— Begin Raw data —

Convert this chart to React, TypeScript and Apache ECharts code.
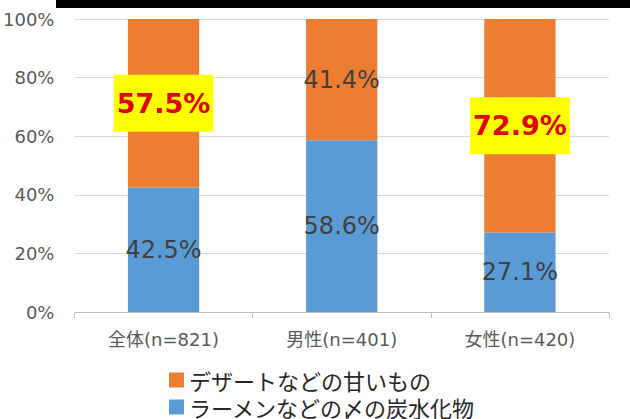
import React, { useEffect, useRef } from "react";
import * as echarts from "echarts";

const categories = ["全体(n=821)", "男性(n=401)", "女性(n=420)"];
const seriesNames = ["ラーメンなどの〆の炭水化物", "デザートなどの甘いもの"];
const carbValues = [42.5, 58.6, 27.1];
const sweetValues = [57.5, 41.4, 72.9];
const highlightedSweet = [true, false, true];
const yTicks = { min: 0, max: 100, interval: 20 };

const FONT = "'DejaVu Sans', 'Noto Sans CJK JP', sans-serif";
const CJK = "'Noto Sans CJK JP', sans-serif";

export default function App() {
  const ref = useRef<HTMLDivElement>(null);
  useEffect(() => {
    if (!ref.current) return;
    const chart = echarts.init(ref.current, undefined, { renderer: "svg" });
    const highlightLabel = {
      backgroundColor: "#FFFF00",
      color: "#E00000",
      fontWeight: "bold" as const,
      fontSize: 27,
      padding: [15, 3],
    };
    chart.setOption({
      animation: false,
      textStyle: { fontFamily: FONT },
      graphic: [
        {
          type: "rect",
          shape: { x: 56, y: 0, width: 574, height: 8 },
          style: { fill: "#000000" },
          z: 100,
        },
      ],
      grid: { left: 72, right: 21, top: 19, bottom: 107, containLabel: false },
      legend: {
        orient: "vertical",
        left: 164,
        top: 364,
        height: 80,
        itemWidth: 15,
        itemHeight: 15,
        itemGap: 5,
        icon: "rect",
        data: [seriesNames[1], seriesNames[0]],
        textStyle: { fontSize: 22, lineHeight: 22, color: "#262626", fontFamily: CJK },
      },
      xAxis: {
        type: "category",
        data: categories,
        axisLine: { lineStyle: { color: "#BFBFBF", width: 1 } },
        axisTick: { show: true, length: 6, lineStyle: { color: "#BFBFBF" } },
        axisLabel: { fontSize: 18, color: "#595959", margin: 18, fontFamily: FONT },
      },
      yAxis: {
        type: "value",
        min: yTicks.min,
        max: yTicks.max,
        interval: yTicks.interval,
        axisLine: { show: false },
        axisTick: { show: false },
        splitLine: { lineStyle: { color: "#D9D9D9", width: 1 } },
        axisLabel: {
          formatter: "{value}%",
          fontSize: 18,
          color: "#595959",
          margin: 20,
          fontFamily: FONT,
        },
      },
      series: [
        {
          name: seriesNames[0],
          type: "bar",
          stack: "total",
          barWidth: "40%",
          itemStyle: { color: "#5B9BD5" },
          label: {
            show: true,
            position: "inside",
            formatter: "{c}%",
            fontSize: 24,
            color: "#404040",
            fontFamily: FONT,
          },
          data: carbValues,
        },
        {
          name: seriesNames[1],
          type: "bar",
          stack: "total",
          barWidth: "40%",
          itemStyle: { color: "#ED7D31" },
          label: {
            show: true,
            position: "inside",
            formatter: "{c}%",
            fontSize: 24,
            color: "#404040",
            fontFamily: FONT,
          },
          data: sweetValues.map((v, i) =>
            highlightedSweet[i] ? { value: v, label: highlightLabel } : { value: v }
          ),
        },
      ],
    });
    return () => chart.dispose();
  }, []);
  return (
    <div
      ref={ref}
      style={{ position: "fixed", left: 0, top: 0, width: 630, height: 419, background: "#fff" }}
    />
  );
}
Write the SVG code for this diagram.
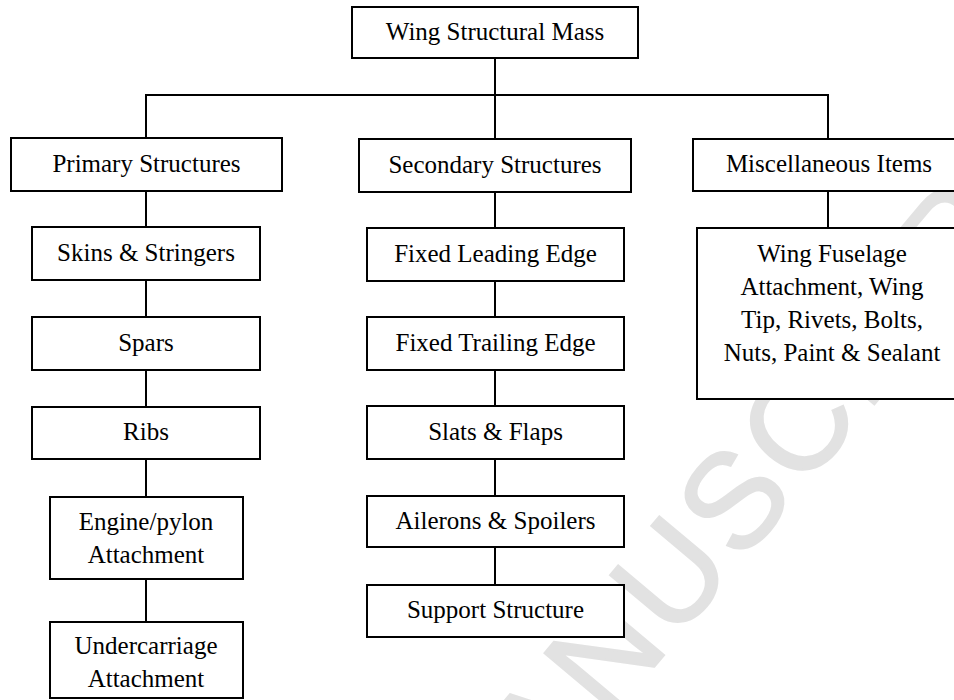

— End Raw data —

Problem to solve - Pictures are not part of the copy; output everything else in the records exactly.

Result for this task -
Convert this chart to React, TypeScript and Apache ECharts code.
import React, { useEffect, useRef } from "react";
import * as echarts from "echarts";

const categories = ["全体(n=821)", "男性(n=401)", "女性(n=420)"];
const seriesNames = ["ラーメンなどの〆の炭水化物", "デザートなどの甘いもの"];
const carbValues = [42.5, 58.6, 27.1];
const sweetValues = [57.5, 41.4, 72.9];
const highlightedSweet = [true, false, true];
const yTicks = { min: 0, max: 100, interval: 20 };

const FONT = "'DejaVu Sans', 'Noto Sans CJK JP', sans-serif";
const CJK = "'Noto Sans CJK JP', sans-serif";

export default function App() {
  const ref = useRef<HTMLDivElement>(null);
  useEffect(() => {
    if (!ref.current) return;
    const chart = echarts.init(ref.current, undefined, { renderer: "svg" });
    const highlightLabel = {
      backgroundColor: "#FFFF00",
      color: "#E00000",
      fontWeight: "bold" as const,
      fontSize: 27,
      padding: [15, 3],
    };
    chart.setOption({
      animation: false,
      textStyle: { fontFamily: FONT },
      graphic: [
        {
          type: "rect",
          shape: { x: 56, y: 0, width: 574, height: 8 },
          style: { fill: "#000000" },
          z: 100,
        },
      ],
      grid: { left: 72, right: 21, top: 19, bottom: 107, containLabel: false },
      legend: {
        orient: "vertical",
        left: 164,
        top: 364,
        height: 80,
        itemWidth: 15,
        itemHeight: 15,
        itemGap: 5,
        icon: "rect",
        data: [seriesNames[1], seriesNames[0]],
        textStyle: { fontSize: 22, lineHeight: 22, color: "#262626", fontFamily: CJK },
      },
      xAxis: {
        type: "category",
        data: categories,
        axisLine: { lineStyle: { color: "#BFBFBF", width: 1 } },
        axisTick: { show: true, length: 6, lineStyle: { color: "#BFBFBF" } },
        axisLabel: { fontSize: 18, color: "#595959", margin: 18, fontFamily: FONT },
      },
      yAxis: {
        type: "value",
        min: yTicks.min,
        max: yTicks.max,
        interval: yTicks.interval,
        axisLine: { show: false },
        axisTick: { show: false },
        splitLine: { lineStyle: { color: "#D9D9D9", width: 1 } },
        axisLabel: {
          formatter: "{value}%",
          fontSize: 18,
          color: "#595959",
          margin: 20,
          fontFamily: FONT,
        },
      },
      series: [
        {
          name: seriesNames[0],
          type: "bar",
          stack: "total",
          barWidth: "40%",
          itemStyle: { color: "#5B9BD5" },
          label: {
            show: true,
            position: "inside",
            formatter: "{c}%",
            fontSize: 24,
            color: "#404040",
            fontFamily: FONT,
          },
          data: carbValues,
        },
        {
          name: seriesNames[1],
          type: "bar",
          stack: "total",
          barWidth: "40%",
          itemStyle: { color: "#ED7D31" },
          label: {
            show: true,
            position: "inside",
            formatter: "{c}%",
            fontSize: 24,
            color: "#404040",
            fontFamily: FONT,
          },
          data: sweetValues.map((v, i) =>
            highlightedSweet[i] ? { value: v, label: highlightLabel } : { value: v }
          ),
        },
      ],
    });
    return () => chart.dispose();
  }, []);
  return (
    <div
      ref={ref}
      style={{ position: "fixed", left: 0, top: 0, width: 630, height: 419, background: "#fff" }}
    />
  );
}
Write the SVG code for this diagram.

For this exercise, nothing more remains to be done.